Em 2021, os hondurenhos elegeram Xiomara Castro a primeira mulher presidente do país. Castro foi a candidata do partido de esquerda Libre e fez uma campanha comprometendo-se a combater a corrupção do tipo que assolou anteriores governos de direita e a promover o desenvolvimento inclusivo. Castro manteve a sua promessa de revogar as leis ZEDE que permitiram a Honduras Próspera estabelecer a sua ‘cidade-estado privada’ na ilha de Roatán. O Congresso concordou por unanimidade que as ZEDE representavam uma violação da soberania de Honduras.
E a empresa Honduras Próspera lançou um processo ISDS de 11 bi de dólares contra o governo das Honduras, alegando que a sua revogação das leis ZEDE violava os termos dos tratados internacionais existentes. Esse montante, US$ 11 bilhões, representa cerca de dois terços do orçamento anual do governo hondurenho. O caso de Honduras Próspera foi veementemente condenado em todo o mundo. A revista norte-americana The Atlantic descreveu o caso como “neocolonial”.

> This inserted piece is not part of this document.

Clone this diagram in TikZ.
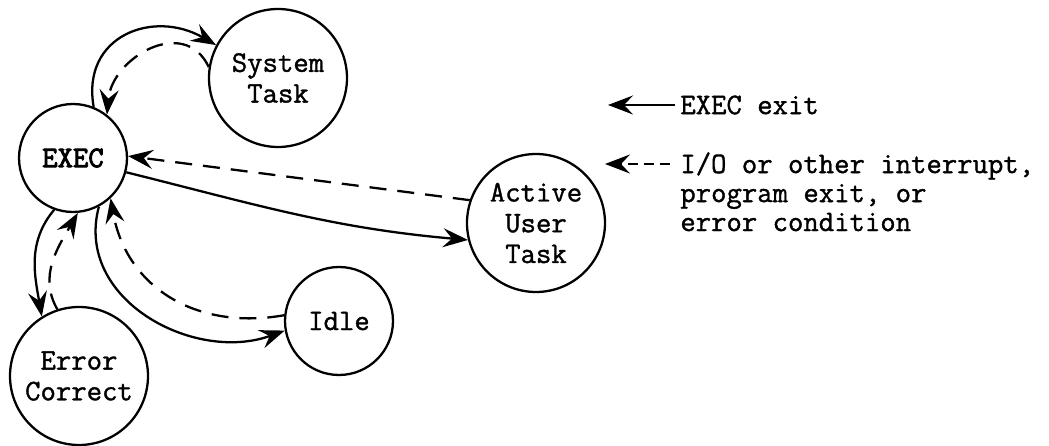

Apesar deste escândalo, o caso não chegou às manchetes internacionais. Com o sistema ISDS tão manipulado a favor das nações ricas e das corporações poderosas, o governo de Castro enfrenta um caminho difícil pela frente. Neste contexto, a rede política global Progressive International (PI) lançou uma campanha para apoiar o governo hondurenho na sua luta contra a Próspera. A PI enviou uma delegação a Honduras para consultar o governo e lançar a sua campanha Honduras Resiste contra as leis ZEDEs e o caso ISDS.
Após consultas com o governo, especialistas, cidadãos e organizações da sociedade civil, a PI denunciou as ZEDEs como uma forma de “colonialismo corporativo” e condenou o caso ISDS de Honduras Próspera.